The first part of the title of this Macro Letter is borrowed from an excellent book originally written in 1994. Among several observations made by the author, Jeremy Siegel, was the idea that stocks would at least keep pace with GDP growth or even exceed it at the national level. The data, which went back to the 19th Century, showed that stocks also outperformed bonds in the long-run. The price one has to pay for that outperformance is higher volatility than for bonds and occasional, possibly protracted, periods of under-performance or, if your portfolio is concentrated, the risk of default. This is not to say that bonds are exempt from default risk, notwithstanding the term ‘risk-free rate’ which we associate with many government obligations. A diversified portfolio of stocks (and bonds) has been seen as the ideal investment approach ever since Markowitz promulgated the concept of modern portfolio theory.

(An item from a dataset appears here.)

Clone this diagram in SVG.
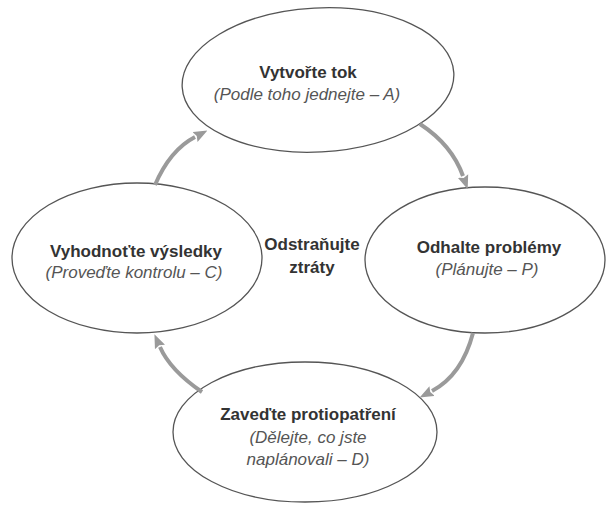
<svg xmlns="http://www.w3.org/2000/svg" width="607" height="505" viewBox="0 0 607 505">
<style>
.node{fill:#fff;stroke:#555;stroke-width:1.3}
.t{font-family:"Liberation Sans",Arial,sans-serif;font-size:17px;text-anchor:middle}
.b{font-weight:bold;fill:#333}
.i{font-style:italic;fill:#555}
.arr{fill:none;stroke:#9a9a9a;stroke-width:4;marker-end:url(#ah)}
</style>
<defs>
<marker id="ah" viewBox="0 -6 14 12" refX="0" refY="0" markerWidth="14" markerHeight="12" markerUnits="userSpaceOnUse" orient="auto">
<path d="M0,-5.5 L14,0 L0,5.5 L2,0 Z" fill="#9a9a9a"/>
</marker>
</defs>
<rect width="607" height="505" fill="#fff"/>
<g id="node-a">
<ellipse class="node" cx="318" cy="80" rx="136" ry="72" transform="rotate(-3 318 80)"/>
<text class="t b" x="308" y="78">Vytvořte tok</text>
<text class="t i" x="307" y="100">(Podle toho jednejte – A)</text>
</g>
<g id="node-p">
<ellipse class="node" cx="485" cy="260" rx="120" ry="73"/>
<text class="t b" x="489" y="253">Odhalte problémy</text>
<text class="t i" x="487" y="275">(Plánujte – P)</text>
</g>
<g id="node-d">
<ellipse class="node" cx="305" cy="432" rx="132" ry="70"/>
<text class="t b" x="308" y="420">Zaveďte protiopatření</text>
<text class="t i" x="308" y="443">(Dělejte, co jste</text>
<text class="t i" x="308" y="465">naplánovali – D)</text>
</g>
<g id="node-c">
<ellipse class="node" cx="137" cy="258" rx="125" ry="75"/>
<text class="t b" x="136" y="257">Vyhodnoťte výsledky</text>
<text class="t i" x="134" y="278">(Proveďte kontrolu – C)</text>
</g>
<g id="center">
<text class="t b" x="312" y="250">Odstraňujte</text>
<text class="t b" x="312" y="273">ztráty</text>
</g>
<g id="connectors">
<path class="arr" d="M420,124 Q452,145 463,176"/>
<path class="arr" d="M473,333 Q462,375 432,391"/>
<path class="arr" d="M202,392 Q170,370 160,347"/>
<path class="arr" d="M155,185 Q170,150 195,137"/>
</g>
</svg>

Today, passive index tracking funds have swallowed a massive percentage of all the investment which flows into the stock market. Why? Because robust empirical data shows that it is almost impossible for active portfolio managers to consistently outperform their benchmark index in the long run once their higher fees have been factored in.
An interesting way of showing how indexation has propelled the stock market higher recently, regardless of valuation, is shown in this chart from Ben Hunt at Epsilon Theory – Three Body Problem. He uses it to show how the factor which is QE has trumped everything in its wake. I’ll allow Ben to explain:-
Here’s the impact of all that gravity on the Quality-of-Companies derivative investment strategy.
The green line below is the S&P 500 index. The white line below is a Quality Index sponsored by Deutsche Bank. They look at 1,000 global large cap companies and evaluate them for return on equity, return on invested capital, and accounting accruals … quantifiable proxies for the most common ways that investors think about quality. Because the goal is to isolate the Quality factor, the index is long in equal amounts the top 20% of measuredcompanies and short the bottom 20% (so market neutral), and has equal amounts invested long and short in the component sectors of the market (so sector neutral). The chart begins on March 9, 2009, when the Fed launched its first QE program.
Source: Bloomberg, Deutsche Bank
Over the past eight and a half years, Quality has been absolutely useless as an investment derivative. You’ve made a grand total of not quite 3% on your investment, while the S&P 500 is up almost 300%.